Feminist Warrior Fridays: Frida Kahlo

When I was in New York, I spent some time at the Museum of Modern Art, which is an incredible place. I knew that Starry Night was there, but beyond that I didn’t really know what was in their collection–I just knew it was good and I wanted to go see it. So, I walked into a gallery on the 5th floor and I stopped dead in my tracks in front of this painting.

I have loved Friday Kahlo’s art for a long time. She’s like the Betty Friedan of the art world. What do I mean by that? Well, what was radical about Betty was that she spoke the truth of her experience, instead of putting on the happy face that women often feel compelled to show. It’s a radical thing, to speak your truth. And I can’t think of an artist who spoke her truth more than Frida.
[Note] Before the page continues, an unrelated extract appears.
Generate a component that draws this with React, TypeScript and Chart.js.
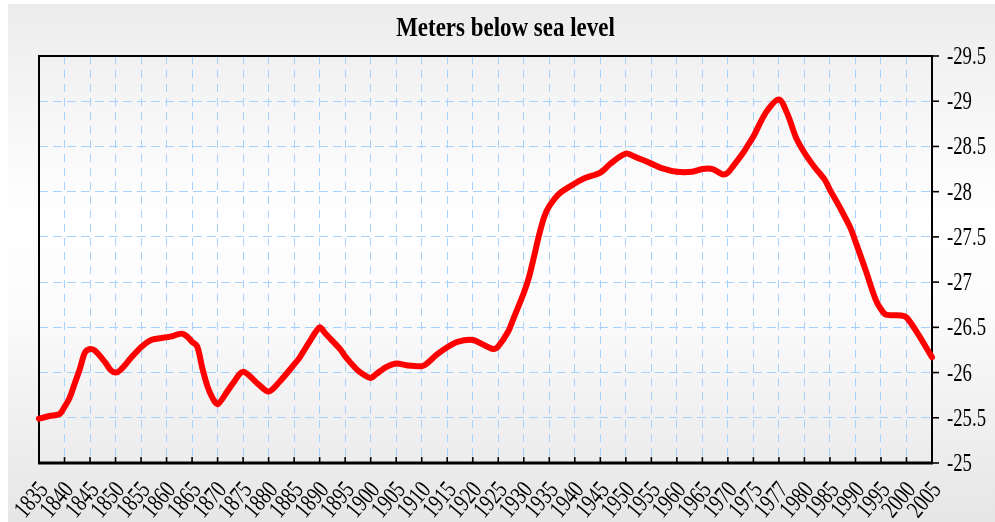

Which makes her one of us, and worth getting to know.

Frida grew up in Mexico, and when she was a teenager, she was in a horrific accident. She was riding in a bus that slammed into a trolley, and a pole punctured her lower abdomen, and she broke more bones than I can count, including her spine. And she spent the rest of her life enduring surgeries and struggling through pain and surviving with her disability. Surviving, until she couldn’t anymore, and then leaving her art behind her.

And oh, her art! It’s so incredibly raw and beautiful and powerful. She didn’t shy away from her pain, the pain that was always with her, both physical and emotional–she painted it instead. The art world tries to call her art surrealist, but she didn’t like that label and neither do I, because, in her words, “I never painted dreams. I painted my own reality.” This is what feminist art does at its best: it expresses the artist’s reality.

Frida painted things that one simply did not discuss in her day, like her miscarriage, and the suicide of a friend. Her works ripped out her soul from her chest, and showed it to us, and said, “Here I am, beautiful, ugly, and perfect.” I can’t even begin to express how much power is in that, in letting the world see you, YOU, not the make-up version of you, not the job-interview-suit version of you, but YOU. Because you’re fucking gorgeous. We all are.

Frida knew that, and she lived it, and that’s what makes her a feminist warrior.